I refer you to the plot summary here: http://en.wikipedia.org/wiki/The_Pirate_Queen – got that? OK, now I refer you to Grainne Ni Mhaille’s bio here: http://en.wikipedia.org/wiki/Gr%C3%A1inne_N%C3%AD_Mh%C3%A1ille – compare and contrast.
Oh OK, I’ll do it for you. God, talk about rewriting history. In the show, the seafaring daughter of an Irish chieftain falls for an attractive young man, is forced into a terrible political marriage with a complete bastard, wins out against the English, is betrayed by her husband, is imprisoned for seven years, lectures Elizabeth I all about being a woman in a man’s world, and then singlehandedly brings peace to Ireland, on a very telescoped timescale. Historically, she appears to have loved or at least tolerated her political-marriage husband, and had three children with him; he wasn’t a coward and didn’t betray anyone to the English, that was their third son… and although she did indeed divorce her next husband under Brehon Law (after the first died in battle) she was much more politically savvy about it, the marriage is credited as her idea, and she got to keep his castle. She wasn’t imprisoned by the English, and she met Elizabeth I when they were both in their sixties. The boyfriend, Tiernan, is a complete invention. And as for bringing peace to Ireland… c’mon, she was a pirate, she did what the hell she wanted, including (it seems) occasional collaboration with the English during their re-conquest of the country to maintain her own political power.
I’m not sure whether the above has a point, beyond indicating that you just can’t fucking trust writers – which should come as no news to anyone. But it did put me in an extremely bad mood while listening to the show, because yes, I play for Perfidious Albion and yes, we’ve been right bastards, but I resent whitewash jobs like this. You can find enough shit in English history – the Treaty of Nanking, anyone? – without needing to make stuff up. If someone’s life doesn’t make the dramatic point you want, perhaps you’re dramatizing the wrong life? This should demonstrate to anyone needing the reminder that “based on a true story” doesn’t even guarantee that they’ve got the person’s name right, let alone kept any of the facts in any particular order. If anything, this attitude to history suggests even greater contempt for the Irish than they’re trying to whip up for the English, and makes “Grace O’Malley” sound like a victim.
As for the show itself, well, it slid right past my ears. Every time I hear another Schonberg & Boublil show I grit my teeth and wonder whether this time they’ll remember that a while back they wrote Les Miserables and seemed to have no problem with tunes there. But the memory seems to be slipping away. From me too, to be honest. One imagines the idea was that Americans would lap up a Les Mis-looking show featuring the Irish being oppressed by the English, and as someone whose American ex refused to speak to him for three days after we’d watched “Titanic” because “you people did that to them”, I can grasp the reasoning. However, fortunately, it seems that people can still go broke underestimating public taste, and “The Pirate Queen” crashed and burned.

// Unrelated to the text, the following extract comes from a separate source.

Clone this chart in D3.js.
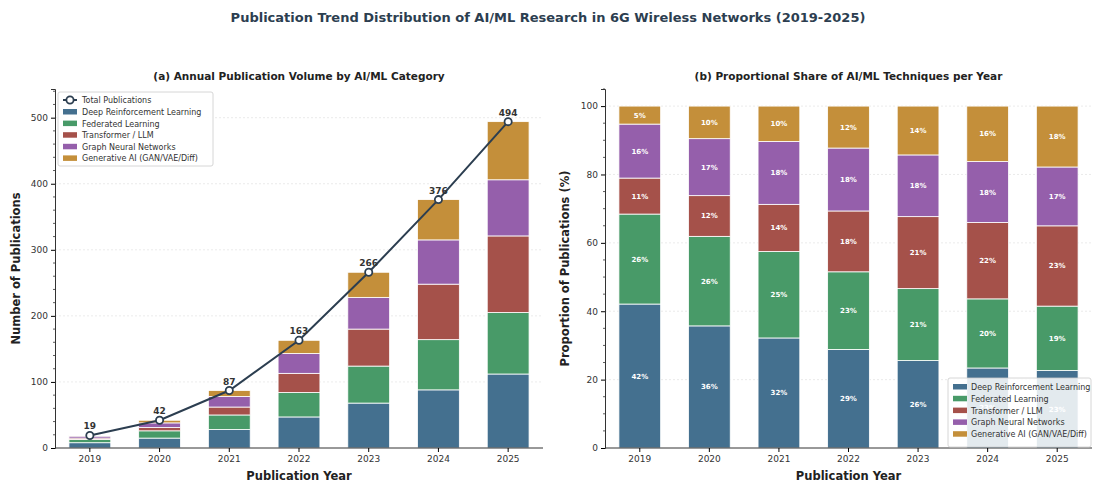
<!DOCTYPE html>
<html><head><meta charset="utf-8">
<script src="https://cdn.jsdelivr.net/npm/d3@7"></script>
<style>
body{margin:0;background:#fff;}
svg{display:block;font-family:"DejaVu Sans",sans-serif;}
</style></head><body>
<svg id="c" width="1096" height="483"></svg>
<script>
const years = ["2019","2020","2021","2022","2023","2024","2025"];
const categories = ["Deep Reinforcement Learning","Federated Learning","Transformer / LLM","Graph Neural Networks","Generative AI (GAN/VAE/Diff)"];
const drl = [8, 15, 28, 47, 68, 88, 112];
const fl  = [5, 11, 22, 37, 56, 76, 93];
const tf  = [2, 5, 12, 29, 56, 84, 116];
const gnn = [3, 7, 16, 30, 48, 67, 85];
const gen = [1, 4, 9, 20, 38, 61, 88];
const totals = [19, 42, 87, 163, 266, 376, 494];
const leftTicks = [0,100,200,300,400,500];
const rightTicks = [0,20,40,60,80,100];
const colors = ["#44708f","#489a68","#a5514a","#955fab","#c48f3a"];

const series = [drl, fl, tf, gnn, gen];
const rows = years.map((y,i)=>{const r={year:y}; categories.forEach((c,k)=>r[c]=series[k][i]); return r;});
const pctRows = years.map((y,i)=>{const t=d3.sum(series,s=>s[i]); const r={year:y}; categories.forEach((c,k)=>r[c]=series[k][i]/t*100); return r;});

const svg = d3.select("#c");
const dark = "#2c3e50";
svg.append("text").attr("x",548).attr("y",22).attr("text-anchor","middle")
  .attr("font-size",13).attr("font-weight","bold").attr("fill",dark)
  .text("Publication Trend Distribution of AI/ML Research in 6G Wireless Networks (2019-2025)");

function panel(opts){
  const {x0,x1,y0,y1,data,ymax,ticks,minorStep,title,ylabel,ylabX} = opts;
  const g = svg.append("g");
  const x = d3.scaleBand().domain(years).range([x0,x1]).paddingInner(0.4).paddingOuter(0.2);
  const y = d3.scaleLinear().domain([0,ymax]).range([y1,y0]);
  // grid
  g.append("g").selectAll("line").data(ticks.filter(t=>t>0)).join("line")
    .attr("x1",x0).attr("x2",x1).attr("y1",d=>y(d)).attr("y2",d=>y(d))
    .attr("stroke","#e2e2e2").attr("stroke-width",0.7).attr("stroke-dasharray","2,2");
  const stack = d3.stack().keys(categories)(data);
  const layers = g.append("g").selectAll("g").data(stack).join("g").attr("fill",(d,i)=>colors[i]);
  layers.selectAll("rect").data(d=>d).join("rect")
    .attr("x",d=>x(d.data.year)).attr("width",x.bandwidth())
    .attr("y",d=>y(d[1])).attr("height",d=>y(d[0])-y(d[1]))
    .attr("stroke","#fff").attr("stroke-width",0.8);
  // axes
  const ax = g.append("g").attr("transform",`translate(0,${y1})`)
    .call(d3.axisBottom(x).tickSize(4).tickPadding(4));
  ax.selectAll("text").attr("font-size",9).attr("fill","#333").attr("font-family","DejaVu Sans");
  ax.select(".domain").attr("d",`M${x0},0H${x1}`).attr("stroke","#333");
  const minor = d3.range(0,ymax+0.001,minorStep).filter(v=>!ticks.includes(v));
  g.append("g").attr("transform",`translate(${x0},0)`).selectAll("line").data(minor).join("line")
    .attr("x1",0).attr("x2",-2).attr("y1",d=>y(d)).attr("y2",d=>y(d)).attr("stroke","#333").attr("stroke-width",0.8);
  const ay = g.append("g").attr("transform",`translate(${x0},0)`)
    .call(d3.axisLeft(y).tickValues(ticks).tickSize(4).tickPadding(3));
  ay.selectAll("text").attr("font-size",9).attr("fill","#333").attr("font-family","DejaVu Sans");
  ay.select(".domain").attr("stroke","#333");
  g.append("text").attr("x",(x0+x1)/2).attr("y",80).attr("text-anchor","middle")
    .attr("font-size",10.5).attr("font-weight","bold").attr("fill","#222").text(title);
  g.append("text").attr("x",(x0+x1)/2).attr("y",480).attr("text-anchor","middle")
    .attr("font-size",11.5).attr("font-weight","bold").attr("fill","#222").text("Publication Year");
  g.append("text").attr("transform",`translate(${ylabX},${(y0+y1)/2}) rotate(-90)`).attr("text-anchor","middle")
    .attr("font-size",11.5).attr("font-weight","bold").attr("fill","#222").text(ylabel);
  return {g,x,y,stack};
}

// Left panel
const L = panel({x0:55,x1:543,y0:89,y1:448,data:rows,ymax:494*1.1,ticks:leftTicks,minorStep:20,
  title:"(a) Annual Publication Volume by AI/ML Category",ylabel:"Number of Publications",ylabX:20});
const line = d3.line().x((d,i)=>L.x(years[i])+L.x.bandwidth()/2).y(d=>L.y(d));
L.g.append("path").datum(totals).attr("d",line).attr("fill","none").attr("stroke",dark).attr("stroke-width",2);
L.g.selectAll("circle.tp").data(totals).join("circle").attr("class","tp")
  .attr("cx",(d,i)=>L.x(years[i])+L.x.bandwidth()/2).attr("cy",d=>L.y(d)).attr("r",3.6)
  .attr("fill","#fff").attr("stroke",dark).attr("stroke-width",1.8);
L.g.selectAll("text.tl").data(totals).join("text").attr("class","tl")
  .attr("x",(d,i)=>L.x(years[i])+L.x.bandwidth()/2).attr("y",d=>L.y(d)-6).attr("text-anchor","middle")
  .attr("font-size",9).attr("font-weight","bold").attr("fill","#333").text(d=>d);

// Left legend
const lg = svg.append("g").attr("transform","translate(58,92)");
lg.append("rect").attr("width",155).attr("height",74).attr("rx",2).attr("fill","#fff").attr("fill-opacity",0.9).attr("stroke","#ccc").attr("stroke-width",0.8);
lg.append("line").attr("x1",5).attr("x2",19).attr("y1",8).attr("y2",8).attr("stroke",dark).attr("stroke-width",2);
lg.append("circle").attr("cx",12).attr("cy",8).attr("r",3.6).attr("fill","#fff").attr("stroke",dark).attr("stroke-width",1.8);
lg.append("text").attr("x",24).attr("y",11).attr("font-size",8).attr("fill","#333").text("Total Publications");
categories.forEach((c,i)=>{
  const yy = 20 + i*11.6;
  lg.append("rect").attr("x",5).attr("y",yy-3).attr("width",14).attr("height",5.5).attr("fill",colors[i]);
  lg.append("text").attr("x",24).attr("y",yy+3).attr("font-size",8).attr("fill","#333").text(c);
});

// Right panel
const R = panel({x0:605,x1:1092,y0:89,y1:448,data:pctRows,ymax:105,ticks:rightTicks,minorStep:5,
  title:"(b) Proportional Share of AI/ML Techniques per Year",ylabel:"Proportion of Publications (%)",ylabX:569});
R.stack.forEach((layer,k)=>{
  R.g.append("g").selectAll("text").data(layer).join("text")
    .attr("x",d=>R.x(d.data.year)+R.x.bandwidth()/2).attr("y",d=>R.y((d[0]+d[1])/2)+2.5)
    .attr("text-anchor","middle").attr("font-size",7).attr("font-weight","bold").attr("fill","#fff")
    .text(d=>Math.round(d[1]-d[0])+"%");
});
const rg = svg.append("g").attr("transform","translate(948,378)");
rg.append("rect").attr("width",143).attr("height",69).attr("rx",2).attr("fill","#fff").attr("fill-opacity",0.85).attr("stroke","#ccc").attr("stroke-width",0.8);
categories.forEach((c,i)=>{
  const yy = 9 + i*11.8;
  rg.append("rect").attr("x",5).attr("y",yy-3).attr("width",14).attr("height",5.5).attr("fill",colors[i]);
  rg.append("text").attr("x",23).attr("y",yy+3).attr("font-size",8).attr("fill","#333").text(c);
});
</script></body></html>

Why is that, Gil? Well, I’m glad you asked. The reasons stack up pretty quickly: it doesn’t have any good tunes, the orchestrations are broken, the lyrics are spectacularly tedious, and the number of combat sopranos in the rigging suggests to me at least that Grace (Abraham de Lacey Guiseppe Casey Thomas) O’Malley won most of her sea battles by making her enemies’ ships vibrate apart.
As with previous S/B shows there are callbacks to tropes such as “raunchy low-class song”, here sung by O’Malley’s impending husband who threatens rather unpleasantly to tame her… and, nasty as it is, this is actually the highlight of the show in qualitative terms, and I can imagine that a show with genuinely hateful sexual politics could be quite interesting, but this isn’t it, and if you want to hear a husband and wife snarling like jackals, you could just listen to the end of “Chess”, which manages to get the point across using only the words “Liar” and “Never”.
There are some gems for connoisseurs of inexplicable lyrics: “The Role Of The Queen” features Elizabeth announcing “I love my new map!” – which is now my second favourite after “Jekyll & Hyde”‘s unbeatable “… and the front bit is called the facade” – and Grace’s sudden need to announce “At this moment in time!” during the bridge of “The Sea Of Life” is also commendably random.
But, look, this show doesn’t deserve any great and serious effort of detailed criticism. It just isn’t very good. At all. It is, in fact, the worst show I’ve heard in ages. That’s all you need to know. I diss it and dismiss it thus. Don’t waste your time even thinking about listening to it. It’s embarrassing that this shit even starts with the same letter of the alphabet as “Parade“. It should be renamed using the hidden, cursed, forsworn twenty-seventh letter, unpronounceable by human tongues, unindexed in our libraries, unreadable by the eye. Send it back, say it never happened, Ctrl-Z it, let it be stricken from the record, let time respool and let history be rewritten to uninvent it.
Which would be appropriate.
Random Panda awards this tripe one out of ten pieces of bamboo, and if I hadn’t just had lunch, I’d take that back too.